Thank-you for your response. My point wasn’t about the content of Ms Uebbing’s blog; and I woudn’t dream of expressing any kind of personal hostility to a journalist. It’s about the term ‘kid’: a lot of things are accepted by society at large which are not necessarily good and I take issue with what I perceive is a slack verbal approach to children. Such a verbal approach could potentially be a sign of disrespect. I remember a Bruce Springsteen concert where he said ‘Children are a window onto grace’ – children, not kids.
Love to all, Adrian G.
Actually, I take offense to your use of the title “Ms” when referring to Mrs. Uebbing who is a married woman. Not that I’m expressing personal hostility to you, Adrian G, but we Catholics hold the Sacrament of Holy Matrimony in higher regard than the promotion of socially popular individualism.
Thank-you for your response.
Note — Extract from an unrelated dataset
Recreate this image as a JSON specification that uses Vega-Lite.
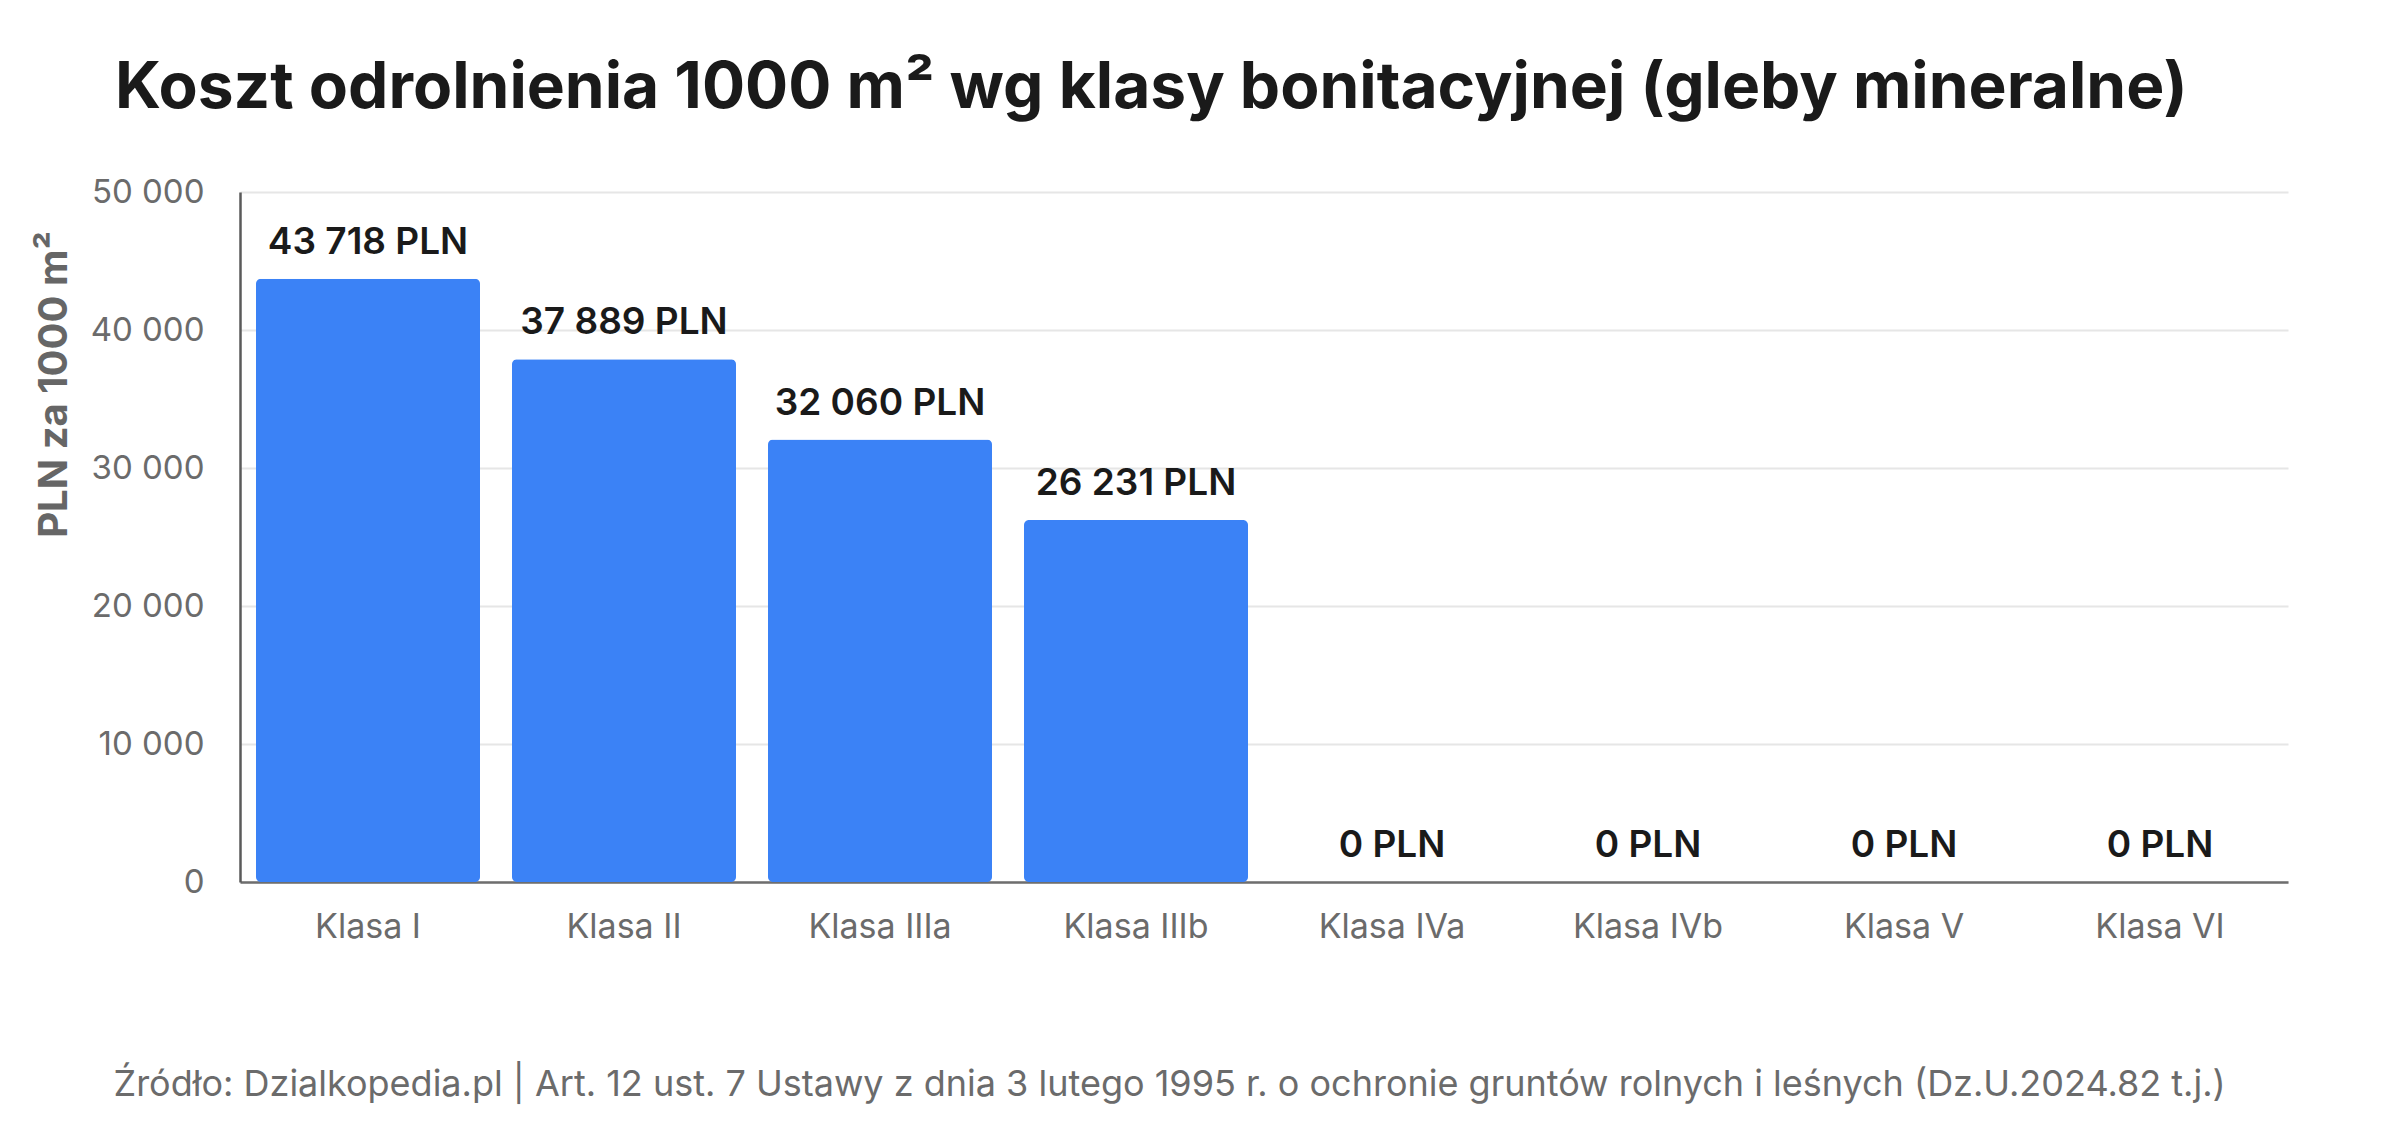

I certainly meant no offence by using the title “Ms” and apologise if you – or she – took it in bad part. I believe many women, British women at least are perfectly happy with the term “Ms” (and it’s standard nowadays in administrative papers for example). That said, I hold no truck with “socially popular individualism”, and am myself Catholic. Sincerely, AG
I enjoy my #4 baby so. much. I just delight in her more than I did with my first 3. It really is a letting go of unrealistic expectations and a shift in values. It helps that #4’s older siblings delight in her as well. The kids love making her smile or laugh. I roll my eyes at the phrase “the love multiplies,” but it really is true.